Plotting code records
※

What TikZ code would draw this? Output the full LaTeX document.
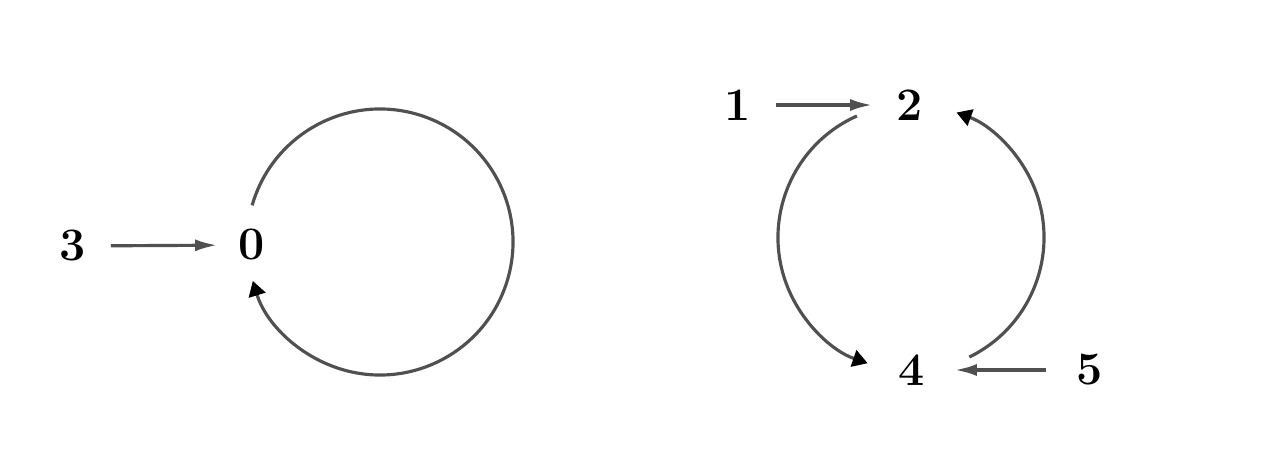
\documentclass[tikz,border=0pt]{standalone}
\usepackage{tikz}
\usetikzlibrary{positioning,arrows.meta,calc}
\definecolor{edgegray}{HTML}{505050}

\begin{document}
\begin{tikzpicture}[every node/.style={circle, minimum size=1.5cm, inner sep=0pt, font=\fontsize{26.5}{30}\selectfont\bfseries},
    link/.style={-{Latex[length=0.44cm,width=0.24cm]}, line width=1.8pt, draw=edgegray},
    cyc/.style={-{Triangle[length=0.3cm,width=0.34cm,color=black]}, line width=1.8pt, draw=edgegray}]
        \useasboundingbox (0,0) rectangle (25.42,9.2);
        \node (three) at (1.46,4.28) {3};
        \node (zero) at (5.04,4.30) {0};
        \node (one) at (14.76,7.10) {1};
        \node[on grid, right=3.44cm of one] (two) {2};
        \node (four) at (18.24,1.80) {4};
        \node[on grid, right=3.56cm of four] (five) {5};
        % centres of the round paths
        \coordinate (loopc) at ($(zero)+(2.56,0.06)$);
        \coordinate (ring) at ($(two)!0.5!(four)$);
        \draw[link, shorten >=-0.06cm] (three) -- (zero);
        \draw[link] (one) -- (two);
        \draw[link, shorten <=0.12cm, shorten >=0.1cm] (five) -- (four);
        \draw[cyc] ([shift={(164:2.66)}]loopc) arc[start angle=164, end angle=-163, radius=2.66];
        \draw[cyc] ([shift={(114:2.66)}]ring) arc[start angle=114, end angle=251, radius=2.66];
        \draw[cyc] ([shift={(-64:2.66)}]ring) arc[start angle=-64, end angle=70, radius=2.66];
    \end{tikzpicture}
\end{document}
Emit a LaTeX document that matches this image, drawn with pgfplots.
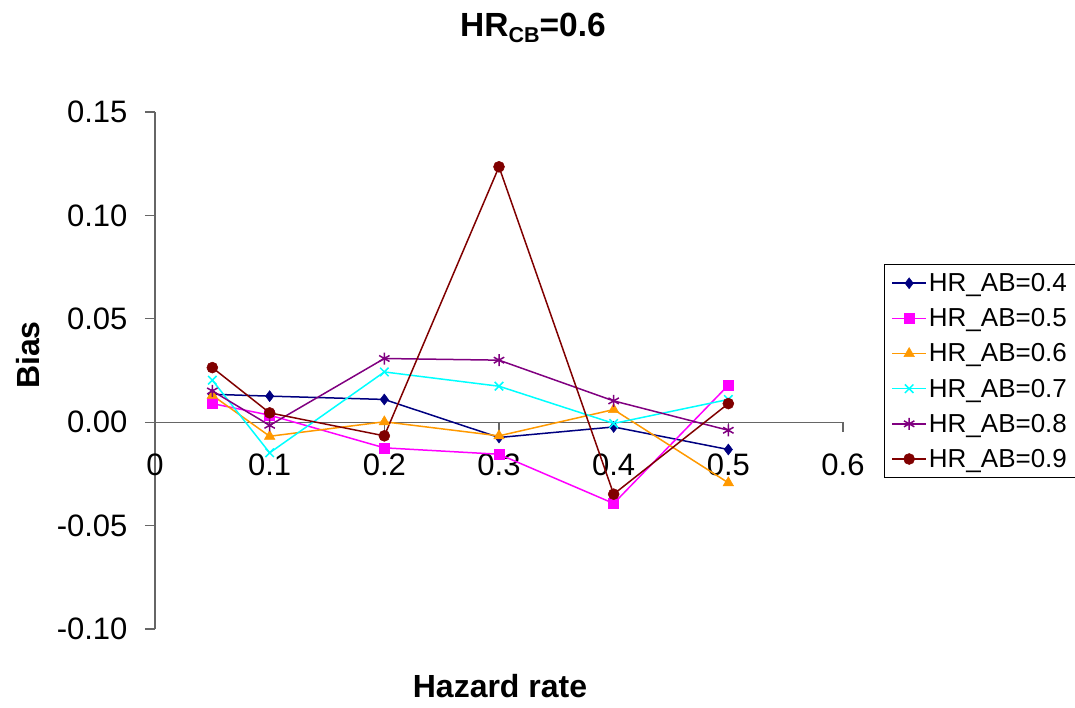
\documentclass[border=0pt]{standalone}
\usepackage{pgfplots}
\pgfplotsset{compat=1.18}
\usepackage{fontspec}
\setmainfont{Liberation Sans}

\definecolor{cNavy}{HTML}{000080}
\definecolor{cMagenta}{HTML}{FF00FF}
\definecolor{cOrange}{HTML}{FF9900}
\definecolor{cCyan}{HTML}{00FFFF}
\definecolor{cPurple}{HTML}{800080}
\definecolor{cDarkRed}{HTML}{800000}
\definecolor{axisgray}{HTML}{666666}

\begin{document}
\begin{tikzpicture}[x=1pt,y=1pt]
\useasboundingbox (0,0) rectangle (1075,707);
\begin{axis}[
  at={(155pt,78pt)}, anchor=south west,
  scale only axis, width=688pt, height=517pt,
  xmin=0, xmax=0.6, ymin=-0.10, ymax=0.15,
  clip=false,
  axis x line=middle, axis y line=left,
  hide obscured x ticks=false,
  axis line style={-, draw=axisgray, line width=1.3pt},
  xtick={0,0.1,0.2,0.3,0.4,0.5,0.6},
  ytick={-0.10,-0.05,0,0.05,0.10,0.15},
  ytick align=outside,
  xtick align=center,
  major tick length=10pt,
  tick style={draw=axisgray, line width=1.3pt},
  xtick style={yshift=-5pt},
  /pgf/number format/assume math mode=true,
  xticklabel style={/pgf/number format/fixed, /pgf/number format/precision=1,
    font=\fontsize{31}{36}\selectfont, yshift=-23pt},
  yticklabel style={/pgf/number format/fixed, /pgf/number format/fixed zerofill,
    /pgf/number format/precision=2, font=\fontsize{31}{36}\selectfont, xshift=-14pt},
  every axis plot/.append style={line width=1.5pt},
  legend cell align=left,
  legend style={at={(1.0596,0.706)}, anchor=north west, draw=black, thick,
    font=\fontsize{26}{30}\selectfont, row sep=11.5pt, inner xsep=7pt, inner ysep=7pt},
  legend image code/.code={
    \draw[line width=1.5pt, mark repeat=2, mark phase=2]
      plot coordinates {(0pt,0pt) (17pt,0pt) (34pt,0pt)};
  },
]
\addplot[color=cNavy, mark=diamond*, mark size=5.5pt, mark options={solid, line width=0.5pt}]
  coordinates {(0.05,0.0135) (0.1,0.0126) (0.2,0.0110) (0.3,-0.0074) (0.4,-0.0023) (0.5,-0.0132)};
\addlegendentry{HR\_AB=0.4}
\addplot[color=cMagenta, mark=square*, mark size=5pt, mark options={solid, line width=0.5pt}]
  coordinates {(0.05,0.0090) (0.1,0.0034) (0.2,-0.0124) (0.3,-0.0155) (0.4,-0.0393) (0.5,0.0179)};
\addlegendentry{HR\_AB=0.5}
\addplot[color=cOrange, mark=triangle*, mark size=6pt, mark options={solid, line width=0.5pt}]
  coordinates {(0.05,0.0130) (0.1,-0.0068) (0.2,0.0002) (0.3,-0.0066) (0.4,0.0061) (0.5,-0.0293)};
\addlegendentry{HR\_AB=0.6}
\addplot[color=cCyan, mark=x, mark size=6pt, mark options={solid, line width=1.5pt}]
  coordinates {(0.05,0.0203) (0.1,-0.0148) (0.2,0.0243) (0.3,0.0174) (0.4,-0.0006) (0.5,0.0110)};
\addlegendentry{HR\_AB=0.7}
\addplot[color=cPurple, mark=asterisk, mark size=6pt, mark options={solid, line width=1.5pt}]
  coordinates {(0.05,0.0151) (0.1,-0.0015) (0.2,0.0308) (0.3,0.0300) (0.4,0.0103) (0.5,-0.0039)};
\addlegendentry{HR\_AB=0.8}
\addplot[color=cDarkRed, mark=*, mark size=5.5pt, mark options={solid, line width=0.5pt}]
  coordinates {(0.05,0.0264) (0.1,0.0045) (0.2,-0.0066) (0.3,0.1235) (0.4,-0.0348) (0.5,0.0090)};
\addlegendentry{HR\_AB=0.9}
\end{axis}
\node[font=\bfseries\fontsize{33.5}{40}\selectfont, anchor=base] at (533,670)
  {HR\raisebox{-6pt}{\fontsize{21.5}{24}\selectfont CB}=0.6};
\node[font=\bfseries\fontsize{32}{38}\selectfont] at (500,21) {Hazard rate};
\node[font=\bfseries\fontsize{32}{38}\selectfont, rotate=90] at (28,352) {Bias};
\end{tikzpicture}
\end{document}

※

TASK DETAILS: Write the material out again exactly as it appears, dropping the pictures.

RESPONSE TO THE TASK:
What TikZ code would draw this? Output the full LaTeX document.
\documentclass[tikz,border=0pt]{standalone}
\usepackage{tikz}
\usetikzlibrary{positioning,arrows.meta,calc}
\definecolor{edgegray}{HTML}{505050}

\begin{document}
\begin{tikzpicture}[every node/.style={circle, minimum size=1.5cm, inner sep=0pt, font=\fontsize{26.5}{30}\selectfont\bfseries},
    link/.style={-{Latex[length=0.44cm,width=0.24cm]}, line width=1.8pt, draw=edgegray},
    cyc/.style={-{Triangle[length=0.3cm,width=0.34cm,color=black]}, line width=1.8pt, draw=edgegray}]
        \useasboundingbox (0,0) rectangle (25.42,9.2);
        \node (three) at (1.46,4.28) {3};
        \node (zero) at (5.04,4.30) {0};
        \node (one) at (14.76,7.10) {1};
        \node[on grid, right=3.44cm of one] (two) {2};
        \node (four) at (18.24,1.80) {4};
        \node[on grid, right=3.56cm of four] (five) {5};
        % centres of the round paths
        \coordinate (loopc) at ($(zero)+(2.56,0.06)$);
        \coordinate (ring) at ($(two)!0.5!(four)$);
        \draw[link, shorten >=-0.06cm] (three) -- (zero);
        \draw[link] (one) -- (two);
        \draw[link, shorten <=0.12cm, shorten >=0.1cm] (five) -- (four);
        \draw[cyc] ([shift={(164:2.66)}]loopc) arc[start angle=164, end angle=-163, radius=2.66];
        \draw[cyc] ([shift={(114:2.66)}]ring) arc[start angle=114, end angle=251, radius=2.66];
        \draw[cyc] ([shift={(-64:2.66)}]ring) arc[start angle=-64, end angle=70, radius=2.66];
    \end{tikzpicture}
\end{document}
Emit a LaTeX document that matches this image, drawn with pgfplots.
\documentclass[border=0pt]{standalone}
\usepackage{pgfplots}
\pgfplotsset{compat=1.18}
\usepackage{fontspec}
\setmainfont{Liberation Sans}

\definecolor{cNavy}{HTML}{000080}
\definecolor{cMagenta}{HTML}{FF00FF}
\definecolor{cOrange}{HTML}{FF9900}
\definecolor{cCyan}{HTML}{00FFFF}
\definecolor{cPurple}{HTML}{800080}
\definecolor{cDarkRed}{HTML}{800000}
\definecolor{axisgray}{HTML}{666666}

\begin{document}
\begin{tikzpicture}[x=1pt,y=1pt]
\useasboundingbox (0,0) rectangle (1075,707);
\begin{axis}[
  at={(155pt,78pt)}, anchor=south west,
  scale only axis, width=688pt, height=517pt,
  xmin=0, xmax=0.6, ymin=-0.10, ymax=0.15,
  clip=false,
  axis x line=middle, axis y line=left,
  hide obscured x ticks=false,
  axis line style={-, draw=axisgray, line width=1.3pt},
  xtick={0,0.1,0.2,0.3,0.4,0.5,0.6},
  ytick={-0.10,-0.05,0,0.05,0.10,0.15},
  ytick align=outside,
  xtick align=center,
  major tick length=10pt,
  tick style={draw=axisgray, line width=1.3pt},
  xtick style={yshift=-5pt},
  /pgf/number format/assume math mode=true,
  xticklabel style={/pgf/number format/fixed, /pgf/number format/precision=1,
    font=\fontsize{31}{36}\selectfont, yshift=-23pt},
  yticklabel style={/pgf/number format/fixed, /pgf/number format/fixed zerofill,
    /pgf/number format/precision=2, font=\fontsize{31}{36}\selectfont, xshift=-14pt},
  every axis plot/.append style={line width=1.5pt},
  legend cell align=left,
  legend style={at={(1.0596,0.706)}, anchor=north west, draw=black, thick,
    font=\fontsize{26}{30}\selectfont, row sep=11.5pt, inner xsep=7pt, inner ysep=7pt},
  legend image code/.code={
    \draw[line width=1.5pt, mark repeat=2, mark phase=2]
      plot coordinates {(0pt,0pt) (17pt,0pt) (34pt,0pt)};
  },
]
\addplot[color=cNavy, mark=diamond*, mark size=5.5pt, mark options={solid, line width=0.5pt}]
  coordinates {(0.05,0.0135) (0.1,0.0126) (0.2,0.0110) (0.3,-0.0074) (0.4,-0.0023) (0.5,-0.0132)};
\addlegendentry{HR\_AB=0.4}
\addplot[color=cMagenta, mark=square*, mark size=5pt, mark options={solid, line width=0.5pt}]
  coordinates {(0.05,0.0090) (0.1,0.0034) (0.2,-0.0124) (0.3,-0.0155) (0.4,-0.0393) (0.5,0.0179)};
\addlegendentry{HR\_AB=0.5}
\addplot[color=cOrange, mark=triangle*, mark size=6pt, mark options={solid, line width=0.5pt}]
  coordinates {(0.05,0.0130) (0.1,-0.0068) (0.2,0.0002) (0.3,-0.0066) (0.4,0.0061) (0.5,-0.0293)};
\addlegendentry{HR\_AB=0.6}
\addplot[color=cCyan, mark=x, mark size=6pt, mark options={solid, line width=1.5pt}]
  coordinates {(0.05,0.0203) (0.1,-0.0148) (0.2,0.0243) (0.3,0.0174) (0.4,-0.0006) (0.5,0.0110)};
\addlegendentry{HR\_AB=0.7}
\addplot[color=cPurple, mark=asterisk, mark size=6pt, mark options={solid, line width=1.5pt}]
  coordinates {(0.05,0.0151) (0.1,-0.0015) (0.2,0.0308) (0.3,0.0300) (0.4,0.0103) (0.5,-0.0039)};
\addlegendentry{HR\_AB=0.8}
\addplot[color=cDarkRed, mark=*, mark size=5.5pt, mark options={solid, line width=0.5pt}]
  coordinates {(0.05,0.0264) (0.1,0.0045) (0.2,-0.0066) (0.3,0.1235) (0.4,-0.0348) (0.5,0.0090)};
\addlegendentry{HR\_AB=0.9}
\end{axis}
\node[font=\bfseries\fontsize{33.5}{40}\selectfont, anchor=base] at (533,670)
  {HR\raisebox{-6pt}{\fontsize{21.5}{24}\selectfont CB}=0.6};
\node[font=\bfseries\fontsize{32}{38}\selectfont] at (500,21) {Hazard rate};
\node[font=\bfseries\fontsize{32}{38}\selectfont, rotate=90] at (28,352) {Bias};
\end{tikzpicture}
\end{document}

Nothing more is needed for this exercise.